In recent days, White House officials have made a special effort to argue that Bush has always been concerned about climate change. Moreover, they say, he has long acknowledged that human activity may be a significant factor.

“Perhaps folks have not taken notice of the fact that this is an administration that’s been keenly committed both to environmentalism and conservationism from the start,” White House spokesman Tony Snow said last week.

Indeed, the climate around global warming in Washington is getting hotter. Members of both parties are scrambling to get ahead of each other – and ahead of public demands – to take measures against the threat.
(11 Feb 2007)


Global warming debate heats up in Washington

Jitendra Joshi, AFP
Global politicians and business leaders aim to turn the unfertile territory of Washington into a hotbed of action against climate change this week.

German Chancellor Angela Merkel will be among those addressing a two-day forum on Capitol Hill that comes at a time when scientific warnings about the catastrophic potential of global warming are reaching a fever pitch.

“The science has become more clear, more certain and more urgent,” says British Environment Secretary David Miliband, who will attend the forum at the US Senate along with World Bank president Paul Wolfowitz.
(11 Feb 2007)


Feeling the Heat
Bush administration put on the defensive over climate change

Lisa Hymas, Grist
After six years of dodging the climate issue, the Bush administration is finally having to face it head on. They aren’t changing policy — don’t be silly! — but they are changing rhetoric.

…Consistent with its tendency to hammer home the message of the week, the Bush administration has also been sending out other emissaries to push its new-and-improved climate-change line.
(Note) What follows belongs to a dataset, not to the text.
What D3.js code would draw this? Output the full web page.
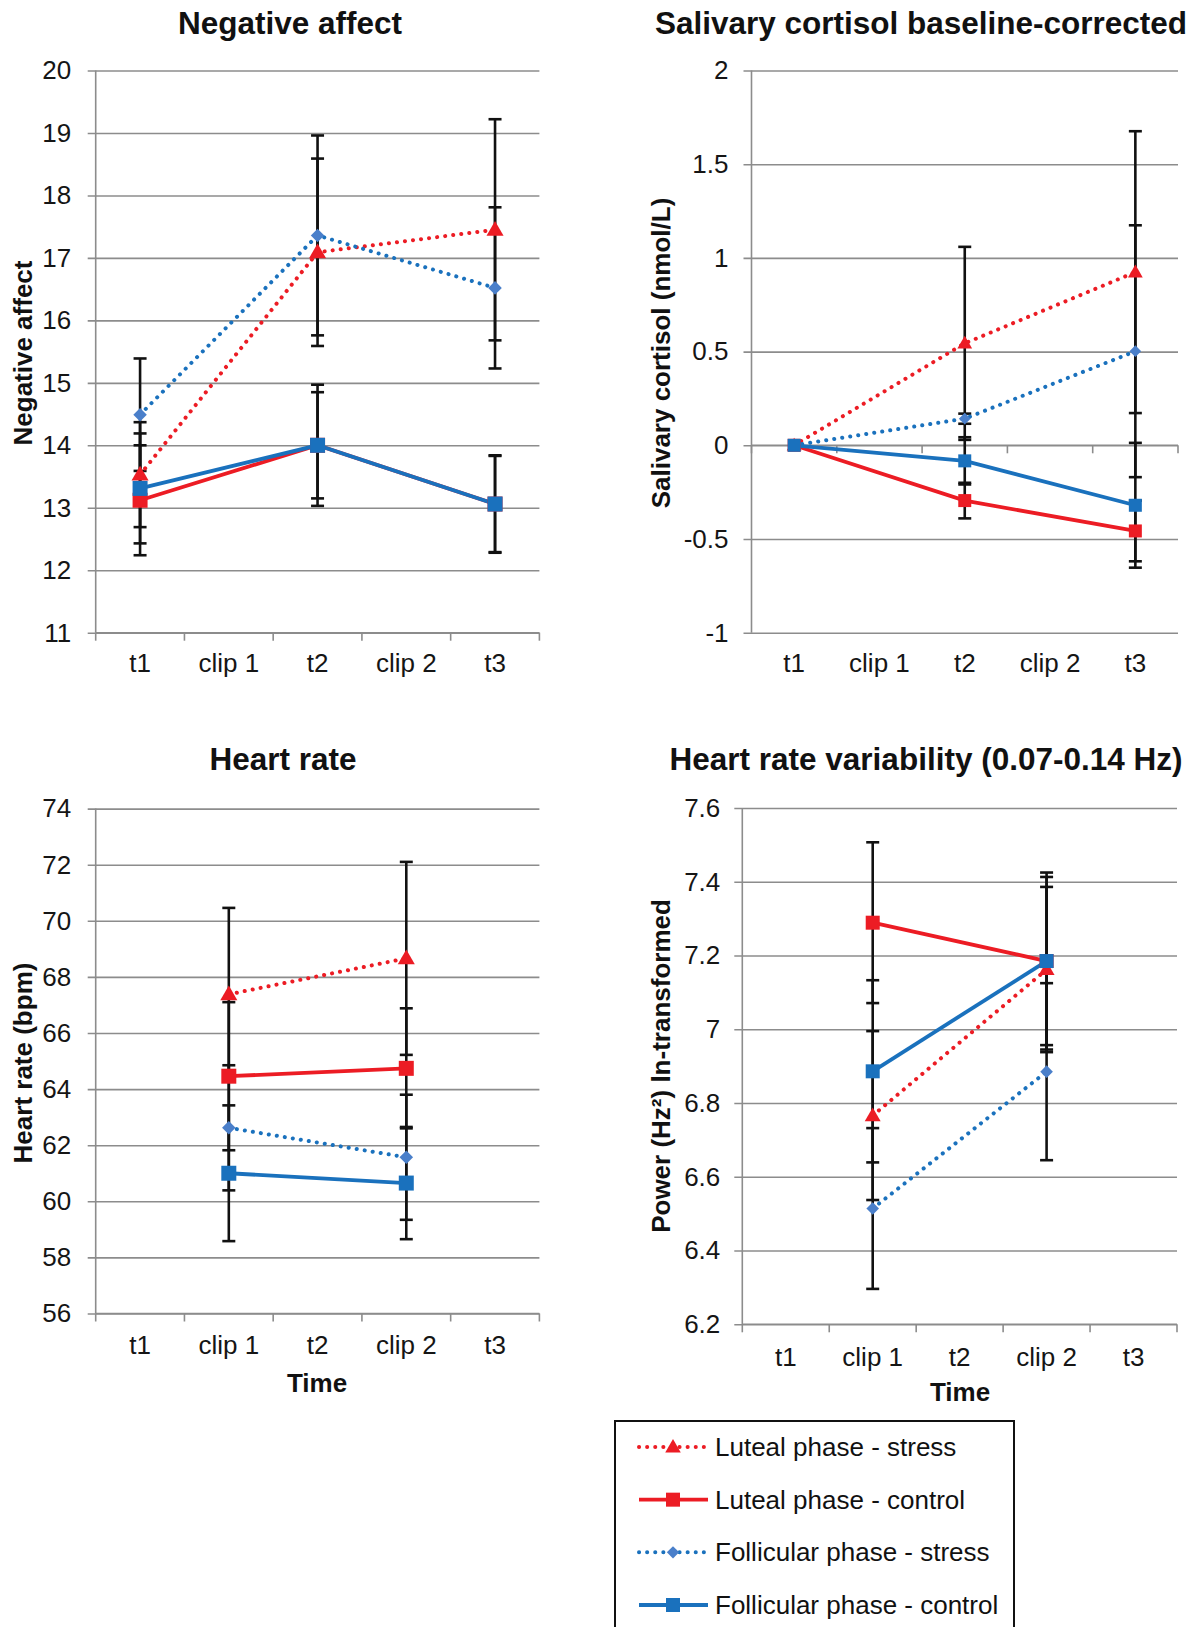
<!DOCTYPE html>
<html>
<head>
<meta charset="utf-8">
<script src="https://cdn.jsdelivr.net/npm/d3@7"></script>
<style>
  html, body { margin: 0; padding: 0; background: #fff; }
  svg { display: block; font-family: "Liberation Sans", Arial, sans-serif; }
</style>
</head>
<body>
<svg id="chart" width="1197" height="1627"></svg>
<script>
// ---------------- DATA ----------------
const categories = ["t1", "clip 1", "t2", "clip 2", "t3"];
const seriesNames = ["Luteal phase - stress", "Luteal phase - control", "Follicular phase - stress", "Follicular phase - control"];

// Negative affect
const naLutealStress      = [13.53, null, 17.09, null, 17.45];
const naLutealStressErr   = [0.84,  null, 1.50,  null, 1.77];
const naLutealControl     = [13.12, null, 14.00, null, 13.06];
const naLutealControlErr  = [0.88,  null, 0.97,  null, 0.78];
const naFollStress        = [14.49, null, 17.36, null, 16.52];
const naFollStressErr     = [0.90,  null, 1.60,  null, 1.29];
const naFollControl       = [13.31, null, 14.00, null, 13.06];
const naFollControlErr    = [0.88,  null, 0.85,  null, 0.77];
const naTicks = [11, 12, 13, 14, 15, 16, 17, 18, 19, 20];

// Salivary cortisol baseline-corrected
const coLutealStress      = [0, null, 0.544, null, 0.924];
const coLutealStressErr   = [0, null, 0.515, null, 0.752];
const coLutealControl     = [0, null, -0.295, null, -0.457];
const coLutealControlErr  = [0, null, 0.095, null, 0.162];
const coFollStress        = [0, null, 0.142, null, 0.502];
const coFollStressErr     = [0, null, 0.027, null, 0.672];
const coFollControl       = [0, null, -0.083, null, -0.320];
const coFollControlErr    = [0, null, 0.126, null, 0.333];
const coTicks = [-1, -0.5, 0, 0.5, 1, 1.5, 2];

// Heart rate
const hrLutealStress      = [null, 67.38, null, 68.66, null];
const hrLutealStressErr   = [null, 3.08,  null, 3.44,  null];
const hrLutealControl     = [null, 64.46, null, 64.74, null];
const hrLutealControlErr  = [null, 2.64,  null, 2.14,  null];
const hrFollStress        = [null, 62.62, null, 61.57, null];
const hrFollStressErr     = [null, 2.23,  null, 2.23,  null];
const hrFollControl       = [null, 61.00, null, 60.65, null];
const hrFollControlErr    = [null, 2.42,  null, 2.00,  null];
const hrTicks = [56, 58, 60, 62, 64, 66, 68, 70, 72, 74];

// Heart rate variability
const hvLutealStress      = [null, 6.766, null, 7.162, null];
const hvLutealStressErr   = [null, 0.229, null, 0.224, null];
const hvLutealControl     = [null, 7.289, null, 7.185, null];
const hvLutealControlErr  = [null, 0.218, null, 0.240, null];
const hvFollStress        = [null, 6.514, null, 6.885, null];
const hvFollStressErr     = [null, 0.218, null, 0.240, null];
const hvFollControl       = [null, 6.886, null, 7.185, null];
const hvFollControlErr    = [null, 0.247, null, 0.228, null];
const hvTicks = [6.2, 6.4, 6.6, 6.8, 7, 7.2, 7.4, 7.6];

// ---------------- STYLE ----------------
const RED = "#ec1c24", BLUE = "#1a71bd", DIAMOND = "#4a7fca";
const GRID = "#8c8c8c";
const seriesStyle = [
  { color: RED,  dotted: true,  marker: "triangle", fill: RED },
  { color: RED,  dotted: false, marker: "square",   fill: RED },
  { color: BLUE, dotted: true,  marker: "diamond",  fill: DIAMOND },
  { color: BLUE, dotted: false, marker: "square",   fill: BLUE }
];

const panels = [
  { title: "Negative affect", ylabel: "Negative affect", domain: [11, 20], ticks: naTicks, axisAt: 11,
    left: 95.7, right: 539.4, top: 70.5, bottom: 632.7, tickPad: 16.5, labelY: 663,
    titleX: 290, titleY: 23, ylabX: 23, ylabY: 353, msize: 15, xTitle: null,
    series: [[naLutealStress, naLutealStressErr], [naLutealControl, naLutealControlErr], [naFollStress, naFollStressErr], [naFollControl, naFollControlErr]] },
  { title: "Salivary cortisol baseline-corrected", ylabel: "Salivary cortisol (nmol/L)", domain: [-1, 2], ticks: coTicks, axisAt: 0,
    left: 751.5, right: 1178, top: 70.5, bottom: 632.7, tickPad: 15, labelY: 663,
    titleX: 921, titleY: 23, ylabX: 661, ylabY: 353, msize: 13, xTitle: null,
    series: [[coLutealStress, coLutealStressErr], [coLutealControl, coLutealControlErr], [coFollStress, coFollStressErr], [coFollControl, coFollControlErr]] },
  { title: "Heart rate", ylabel: "Heart rate (bpm)", domain: [56, 74], ticks: hrTicks, axisAt: 56,
    left: 95.7, right: 539.4, top: 808.6, bottom: 1313.5, tickPad: 16.5, labelY: 1345,
    titleX: 283, titleY: 759, ylabX: 23, ylabY: 1063, msize: 15, xTitle: { x: 317, y: 1383 },
    series: [[hrLutealStress, hrLutealStressErr], [hrLutealControl, hrLutealControlErr], [hrFollStress, hrFollStressErr], [hrFollControl, hrFollControlErr]] },
  { title: "Heart rate variability (0.07-0.14 Hz)", ylabel: "Power (Hz\u00B2) ln-transformed", domain: [6.2, 7.6], ticks: hvTicks, axisAt: 6.2,
    left: 742.3, right: 1177, top: 808, bottom: 1324.3, tickPad: 14, labelY: 1357,
    titleX: 926, titleY: 759, ylabX: 661, ylabY: 1066, msize: 14, xTitle: { x: 960, y: 1392 },
    series: [[hvLutealStress, hvLutealStressErr], [hvLutealControl, hvLutealControlErr], [hvFollStress, hvFollStressErr], [hvFollControl, hvFollControlErr]] }
];

const svg = d3.select("#chart");

function markerPath(type, size) {
  if (type === "square") return d3.symbol(d3.symbolSquare, size * size)();
  if (type === "triangle") return d3.symbol(d3.symbolTriangle, size * size * 0.62)();
  return d3.symbol(d3.symbolSquare, size * size * 0.45)(); // rotated later -> diamond
}

panels.forEach(p => {
  const g = svg.append("g");
  const x = d3.scaleBand().domain(categories).range([p.left, p.right]).paddingInner(0).paddingOuter(0);
  const y = d3.scaleLinear().domain(p.domain).range([p.bottom, p.top]);
  const cx = c => x(c) + x.bandwidth() / 2;
  const w = p.right - p.left;

  // y gridlines + labels via d3 axis
  const yAxis = d3.axisLeft(y).tickValues(p.ticks).tickSize(-(w + 8)).tickPadding(p.tickPad)
    .tickFormat(d => String(d));
  const ya = g.append("g").attr("transform", `translate(${p.left - 8},0)`).call(yAxis);
  ya.select(".domain").remove();
  ya.selectAll(".tick line").attr("stroke", GRID).attr("stroke-width", 1.6);
  ya.selectAll(".tick text").attr("fill", "#151515").attr("font-size", 26)
    .attr("font-family", "'Liberation Sans', Arial, sans-serif");

  // y axis line
  g.append("line").attr("x1", p.left).attr("x2", p.left).attr("y1", p.top).attr("y2", p.bottom)
    .attr("stroke", GRID).attr("stroke-width", 1.6);
  // category axis line + boundary ticks
  const ay = y(p.axisAt);
  g.append("line").attr("x1", p.left).attr("x2", p.right).attr("y1", ay).attr("y2", ay)
    .attr("stroke", GRID).attr("stroke-width", 1.6);
  const bounds = categories.map(c => x(c)).concat([p.right]);
  g.selectAll(".btick").data(bounds).join("line")
    .attr("x1", d => d).attr("x2", d => d).attr("y1", ay).attr("y2", ay + 8)
    .attr("stroke", GRID).attr("stroke-width", 1.6);

  // category labels
  g.selectAll(".clab").data(categories).join("text")
    .attr("x", d => cx(d)).attr("y", p.labelY).attr("text-anchor", "middle")
    .attr("dominant-baseline", "central").attr("font-size", 26).attr("fill", "#151515").text(d => d);

  // title
  g.append("text").attr("x", p.titleX).attr("y", p.titleY).attr("text-anchor", "middle")
    .attr("dominant-baseline", "central").attr("font-size", 31.5).attr("font-weight", "bold")
    .attr("fill", "#111").text(p.title);
  // y label
  g.append("text").attr("transform", `translate(${p.ylabX},${p.ylabY}) rotate(-90)`)
    .attr("text-anchor", "middle").attr("dominant-baseline", "central")
    .attr("font-size", 26).attr("font-weight", "bold").attr("fill", "#111").text(p.ylabel);
  if (p.xTitle) {
    g.append("text").attr("x", p.xTitle.x).attr("y", p.xTitle.y).attr("text-anchor", "middle")
      .attr("dominant-baseline", "central").attr("font-size", 26).attr("font-weight", "bold")
      .attr("fill", "#111").text("Time");
  }

  const pts = p.series.map(([vals, errs]) =>
    categories.map((c, i) => ({ c, v: vals[i], e: errs[i] })).filter(d => d.v !== null));

  // error bars
  pts.forEach(arr => {
    arr.filter(d => d.e).forEach(d => {
      const X = cx(d.c);
      g.append("line").attr("x1", X).attr("x2", X).attr("y1", y(d.v - d.e)).attr("y2", y(d.v + d.e))
        .attr("stroke", "#111").attr("stroke-width", 2.6);
      [d.v - d.e, d.v + d.e].forEach(vv => {
        g.append("line").attr("x1", X - 6.5).attr("x2", X + 6.5).attr("y1", y(vv)).attr("y2", y(vv))
          .attr("stroke", "#111").attr("stroke-width", 2.6);
      });
    });
  });

  // lines
  const line = d3.line().x(d => cx(d.c)).y(d => y(d.v));
  pts.forEach((arr, si) => {
    const st = seriesStyle[si];
    g.append("path").datum(arr).attr("d", line).attr("fill", "none")
      .attr("stroke", st.color).attr("stroke-width", st.dotted ? 4 : 3.8)
      .attr("stroke-linecap", st.dotted ? "round" : "butt")
      .attr("stroke-dasharray", st.dotted ? "0.1 8" : null);
  });
  // markers
  pts.forEach((arr, si) => {
    const st = seriesStyle[si];
    g.selectAll(null).data(arr).join("path")
      .attr("d", markerPath(st.marker, st.marker === "square" ? p.msize : p.msize * 0.95))
      .attr("transform", d => `translate(${cx(d.c)},${y(d.v) + (st.marker === "triangle" ? 1 : 0)})` + (st.marker === "diamond" ? " rotate(45)" : ""))
      .attr("fill", st.fill);
  });
});

// ---------------- LEGEND ----------------
const lg = svg.append("g");
lg.append("rect").attr("x", 615).attr("y", 1421).attr("width", 399).attr("height", 230)
  .attr("fill", "#fff").attr("stroke", "#111").attr("stroke-width", 2);
const rowY = d3.scalePoint().domain(seriesNames).range([1447, 1605]);
seriesNames.forEach((name, i) => {
  const st = seriesStyle[i];
  const yy = rowY(name);
  lg.append("line").attr("x1", 639).attr("x2", 708).attr("y1", yy).attr("y2", yy)
    .attr("stroke", st.color).attr("stroke-width", st.dotted ? 4 : 3.8)
    .attr("stroke-linecap", st.dotted ? "round" : "butt")
    .attr("stroke-dasharray", st.dotted ? "0.1 8" : null);
  lg.append("path").attr("d", markerPath(st.marker, st.marker === "square" ? 14 : 13))
    .attr("transform", `translate(673,${yy + (st.marker === "triangle" ? 1 : 0)})` + (st.marker === "diamond" ? " rotate(45)" : ""))
    .attr("fill", st.fill);
  lg.append("text").attr("x", 715).attr("y", yy).attr("dominant-baseline", "central")
    .attr("font-size", 26).attr("fill", "#111").text(name);
});
</script>
</body>
</html>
Said Energy Secretary Samuel Bodman, “As the president has said, and this [IPCC] report makes clear, human activity is contributing to changes in our earth’s climate and that issue is no longer up for debate.” Of the IPCC report specifically, Bodman said, “We’re very pleased with it. We’re embracing it. We agree with it.”

U.S. EPA Administrator Stephen Johnson was similarly cheery: “The release of the IPCC report marks a great day for the scientific body of knowledge on climate change,” he said. “[T]he uncertainties have been narrowed. That’s great from a science perspective. As a policymaker, it’s much better and easier to make decisions.”

This is a dramatic and clearly coordinated rhetorical about-face from a long-skeptical administration — but don’t expect real action to follow all the happy talk.